Global Strategy is a critical area of International Business that focuses on understanding and utilizing strategies for companies that operate in multiple countries. This field examines how businesses can achieve and sustain a competitive advantage on a global scale, taking into consideration the complexities of operating across diverse international markets.

Key Concepts:

  1. Globalization: The process by which businesses or other organizations develop international influence or start operating on an international scale. This includes understanding market dynamics, regulatory environments, and cultural differences in various countries.

  2. Strategic Frameworks:

    • Porter’s Generic Strategies: Differentiation, Cost Leadership, and Focus strategies adjusted for the international context.
    • Integration-Responsiveness Framework: Balances the benefits of international integration with the need for local responsiveness. Companies may adopt global, transnational, international, or multi-domestic strategies.
  3. Entry Strategies: Methods by which companies enter and establish themselves in new international markets. This can include:

    • Exporting: Selling domestic products in foreign markets.
    • Licensing and Franchising: Allowing a foreign company to produce and sell products under the company’s trademark in exchange for a fee.
    • Joint Ventures and Strategic Alliances: Partnerships between domestic and foreign firms.
    • Foreign Direct Investment (FDI): Investment in foreign countries either through purchasing a foreign company or establishing new operations.
  4. Competitive Advantage: The unique strengths and capabilities that give a firm an edge over its competitors on a global scale. This can be through:

    • Economies of Scale: Cost advantages gained through large-scale production.
    • Resource-Based View (RBV): Leveraging unique resources and capabilities that are valuable, rare, inimitable, and non-substitutable (VRIN).
  5. Corporate Strategy: Aligning global activities with the overall vision and mission of the firm.

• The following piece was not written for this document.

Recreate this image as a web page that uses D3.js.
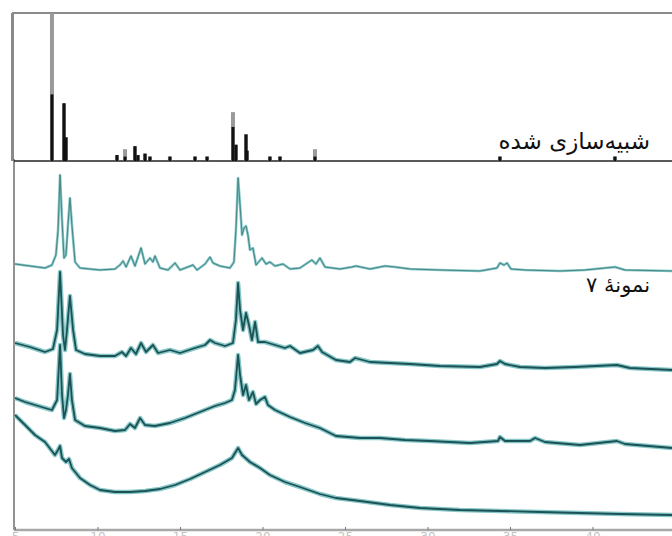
<!DOCTYPE html>
<html>
<head>
<meta charset="utf-8">
<script src="https://cdn.jsdelivr.net/npm/d3@7"></script>
<style>
  body { margin: 0; background: #fff; }
  svg { display: block; }
</style>
</head>
<body>
<svg id="chart" width="672" height="536"></svg>
<script>
// -- data: 2theta (deg) / intensity (a.u.) -- //
let twoThetaTicks = [5, 10, 15, 20, 25, 30, 35, 40];

// simulated stick pattern: position, outer (grey) height, inner (black) height
let simPos   = [7.24, 7.97, 8.09, 11.18, 11.67, 12.27, 12.45, 12.88, 13.18, 14.39, 15.91, 16.64, 18.21, 18.39, 19.0, 19.06, 20.45, 21.06, 23.18, 34.39, 41.36];
let simGrey  = [100, 39, 16, 4, 8, 10, 4, 5, 3, 3, 3, 3, 33, 11, 18, 7, 3, 3, 8, 3, 3];
let simBlack = [45, 39, 16, 4, 3, 10, 4, 5, 3, 3, 3, 3, 23, 11, 18, 7, 3, 3, 3, 3, 3];

let traceNames = ["sample7", "b", "c", "d"];
let traceOffsets = [245, 148, 70, 0];

let trace1 = [[5.0,9],[5.91,7],[6.82,5],[7.24,8],[7.48,18],[7.61,43],[7.73,98],[7.85,53],[7.97,15],[8.09,18],[8.21,48],[8.33,75],[8.45,48],[8.64,11],[8.94,5],[10.15,3],[11.06,4],[11.36,8],[11.55,12],[11.73,6],[12.03,17],[12.27,7],[12.64,25],[12.88,9],[13.18,15],[13.36,11],[13.48,17],[13.79,5],[14.27,3],[14.7,10],[15.0,3],[15.79,8],[16.03,3],[16.52,9],[16.82,16],[17.0,10],[17.42,7],[18.03,5],[18.27,11],[18.39,43],[18.52,95],[18.64,68],[18.76,38],[18.88,45],[19.0,47],[19.12,38],[19.24,23],[19.42,25],[19.61,8],[19.97,15],[20.21,9],[20.45,11],[20.76,7],[21.24,9],[21.67,4],[22.27,5],[22.99,13],[23.24,9],[23.48,15],[23.79,6],[24.7,4],[25.42,6],[25.67,7],[26.52,4],[27.42,7],[28.03,6],[28.94,4],[30.76,3],[33.18,2],[34.21,5],[34.39,10],[34.64,8],[34.82,10],[35.06,4],[35.91,3],[38.03,2],[39.55,3],[41.36,6],[41.97,3],[44.82,2]];

let trace2 = [[5.0,27],[5.91,23],[6.82,18],[7.30,21],[7.55,40],[7.73,98],[7.91,35],[8.03,20],[8.15,40],[8.33,74],[8.52,40],[8.70,20],[9.24,16],[10.15,14],[11.06,14],[11.48,18],[11.73,14],[12.03,22],[12.33,16],[12.64,27],[12.94,18],[13.36,25],[13.67,17],[14.39,20],[15.0,17],[15.91,22],[16.52,25],[16.82,30],[17.12,27],[17.73,24],[18.21,27],[18.39,50],[18.52,87],[18.64,60],[18.82,40],[19.0,57],[19.18,45],[19.36,30],[19.55,48],[19.73,28],[20.15,28],[20.76,25],[21.36,22],[21.67,24],[22.27,17],[23.06,20],[23.36,24],[23.61,18],[24.45,10],[25.30,8],[25.61,12],[26.52,8],[27.73,7],[28.94,6],[30.76,4],[33.18,3],[34.21,6],[34.39,9],[34.7,6],[35.61,3],[37.12,2],[38.94,3],[41.48,5],[42.27,2],[44.82,0]];

let trace3 = [[5.0,50],[5.61,46],[6.21,43],[6.82,40],[7.24,38],[7.55,48],[7.73,103],[7.85,53],[7.97,30],[8.09,38],[8.21,53],[8.33,74],[8.45,48],[8.64,28],[9.24,22],[10.15,20],[11.06,17],[11.67,18],[11.97,24],[12.27,20],[12.58,30],[12.88,23],[13.48,22],[14.39,25],[15.3,30],[16.21,36],[17.12,42],[17.73,45],[18.15,48],[18.33,58],[18.52,93],[18.64,73],[18.82,53],[19.0,63],[19.18,48],[19.42,56],[19.61,44],[19.85,48],[20.15,51],[20.33,43],[20.76,38],[21.67,31],[22.58,25],[23.48,20],[24.45,12],[25.91,10],[27.12,10],[28.64,8],[30.15,7],[32.58,5],[34.27,7],[34.39,11],[34.7,7],[36.21,7],[36.52,10],[37.12,6],[39.24,3],[41.48,7],[41.97,4],[44.82,0]];

let trace4 = [[5.0,103],[5.61,93],[6.21,83],[6.82,76],[7.42,63],[7.61,68],[7.73,72],[7.85,60],[8.09,56],[8.27,59],[8.45,50],[8.94,40],[9.55,33],[10.15,28],[11.06,26],[11.97,26],[12.88,27],[13.79,29],[14.7,33],[15.61,39],[16.52,46],[17.42,53],[18.15,60],[18.52,70],[18.76,63],[19.24,56],[19.85,50],[20.45,43],[21.36,36],[22.27,31],[23.48,24],[24.45,20],[25.91,17],[27.73,13],[29.55,10],[31.97,8],[34.39,7],[36.82,6],[39.24,5],[41.67,4],[44.82,3]];

let traces = [trace1, trace2, trace3, trace4];

let simLabel = "شبیه‌سازی شده";
let sampleLabel = "نمونهٔ ۷";

// -- layout -- //
let svg = d3.select("#chart");
let plotLeft = 14, plotRight = 672, plotTop = 13, simBase = 161, plotBottom = 530;

let xScale = d3.scaleLinear().domain([5, 45]).range([15, 675]);
let ySim = d3.scaleLinear().domain([0, 100]).range([simBase, plotTop]);
let yLow = d3.scaleLinear().domain([0, 360]).range([518, 158]);

svg.append("clipPath").attr("id", "plotClip")
  .append("rect").attr("x", plotLeft).attr("y", 0).attr("width", plotRight - plotLeft).attr("height", plotBottom);

// -- frame -- //
svg.append("line").attr("x1", 12).attr("x2", plotRight).attr("y1", plotTop).attr("y2", plotTop)
  .style("stroke", "#8a8a8a").style("stroke-width", 2);
svg.append("line").attr("x1", 12.5).attr("x2", 12.5).attr("y1", plotTop).attr("y2", simBase)
  .style("stroke", "#8a8a8a").style("stroke-width", 3);
svg.append("line").attr("x1", plotLeft).attr("x2", plotLeft).attr("y1", simBase - 2).attr("y2", plotBottom)
  .style("stroke", "#6e6e6e").style("stroke-width", 1.5);

// -- bottom axis (labels run off the bottom edge, as in the source) -- //
let xAxis = d3.axisBottom(xScale).tickValues(twoThetaTicks).tickSize(-3).tickPadding(2);
let axisG = svg.append("g")
  .attr("transform", `translate(0, ${plotBottom})`)
  .call(xAxis);
axisG.select(".domain").attr("d", `M${plotLeft},0H${plotRight}`)
  .style("stroke", "#a8a8a8").style("stroke-width", 2.5);
axisG.selectAll(".tick line").style("stroke", "#777");
axisG.selectAll("text").style("fill", "#c4c4c4").style("font-family", "DejaVu Sans").style("font-size", "12px");

// -- simulated sticks -- //
let simG = svg.append("g").attr("clip-path", "url(#plotClip)");
simG.append("line").attr("x1", plotLeft).attr("x2", plotRight).attr("y1", simBase).attr("y2", simBase)
  .style("stroke", "#222").style("stroke-width", 1.6);
simG.selectAll(".simGrey")
  .data(simPos)
  .enter()
  .append("rect")
  .attr("class", "simGrey")
  .attr("x", d => xScale(d) - 2)
  .attr("width", 4)
  .attr("y", (d, i) => ySim(simGrey[i]))
  .attr("height", (d, i) => simBase - ySim(simGrey[i]))
  .style("fill", "#9a9a9a");
simG.selectAll(".simBlack")
  .data(simPos)
  .enter()
  .append("rect")
  .attr("class", "simBlack")
  .attr("x", d => xScale(d) - 1.5)
  .attr("width", 3)
  .attr("y", (d, i) => ySim(simBlack[i]))
  .attr("height", (d, i) => simBase - ySim(simBlack[i]))
  .style("fill", "#111");

// -- experimental traces -- //
let line = d3.line()
  .x(d => xScale(d[0]))
  .y(d => d[1]);

let traceG = svg.append("g").attr("clip-path", "url(#plotClip)");
traces.forEach((tr, i) => {
  let pts = tr.map(d => [d[0], yLow(d[1] + traceOffsets[i])]);
  let smooth = i === 0;
  traceG.append("path")
    .attr("class", "halo " + traceNames[i])
    .attr("d", line(pts))
    .style("fill", "none")
    .style("stroke", "#86c6c6")
    .style("stroke-width", smooth ? 2.6 : 4.5)
    .style("stroke-linejoin", "round");
  traceG.append("path")
    .attr("class", "core " + traceNames[i])
    .attr("d", line(pts))
    .style("fill", "none")
    .style("stroke", smooth ? "#3f7f80" : "#1b5255")
    .style("stroke-width", smooth ? 0.9 : 1.8)
    .style("stroke-linejoin", "round");
});

// -- labels -- //
svg.append("text")
  .attr("x", 650).attr("y", 149)
  .attr("text-anchor", "end")
  .style("font-family", "DejaVu Sans")
  .style("font-size", "23px")
  .style("fill", "#111")
  .text(simLabel);
svg.append("text")
  .attr("x", 650).attr("y", 292)
  .attr("text-anchor", "end")
  .style("font-family", "DejaVu Sans")
  .style("font-size", "21px")
  .style("fill", "#111")
  .text(sampleLabel);
</script>
</body>
</html>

This includes strategic decisions around which markets to enter, how to compete in these markets, and how to coordinate activities across multiple countries to achieve synergy.

Analytical Tools:

  1. SWOT Analysis: Evaluating the Strengths, Weaknesses, Opportunities, and Threats for a business in the global market.
  2. PEST Analysis: Assessing Political, Economic, Social, and Technological factors in international markets.
  3. CAGE Framework: Analyzing Cultural, Administrative, Geographic, and Economic distances between home and target countries.

Challenges in Global Strategy:

  1. Cultural Differences: Understanding and managing cultural diversity to align with local customs and consumer preferences.
  2. Regulatory Environments: Navigating different legal and regulatory requirements across countries.
  3. Economic Variability: Adjusting strategies in response to fluctuating economic conditions and currency exchange rates.
  4. Political Risks: Managing risks associated with political instability or changes in government policies in foreign markets.
  5. Supply Chain Complexity: Coordinating and optimizing supply chain operations across multiple countries.

Mathematical and Economic Models:

  1. Gravitational Model of Trade: Predicts bilateral trade flows based on the economic sizes and distance between two regions.

    \[
    T_{ij} = \frac{G \cdot M_i \cdot M_j}{D_{ij}}
    \]

    Where \(T_{ij}\) is the trade flow between country \(i\) and country \(j\), \(G\) is a constant, \(M_i\) and \(M_j\) are the economic mass of the two countries, and \(D_{ij}\) is the distance between them.

  2. Heckscher-Ohlin Model: Explains how countries export goods that use their abundant factors of production and import goods that use their scarce factors.

Global strategy integrates elements from various disciplines such as economics, management, and strategic planning to help businesses successfully navigate and thrive in the complex landscape of international trade and commerce. Understanding these principles allows firms to effectively expand their operations, enter new markets, and maintain a competitive edge globally.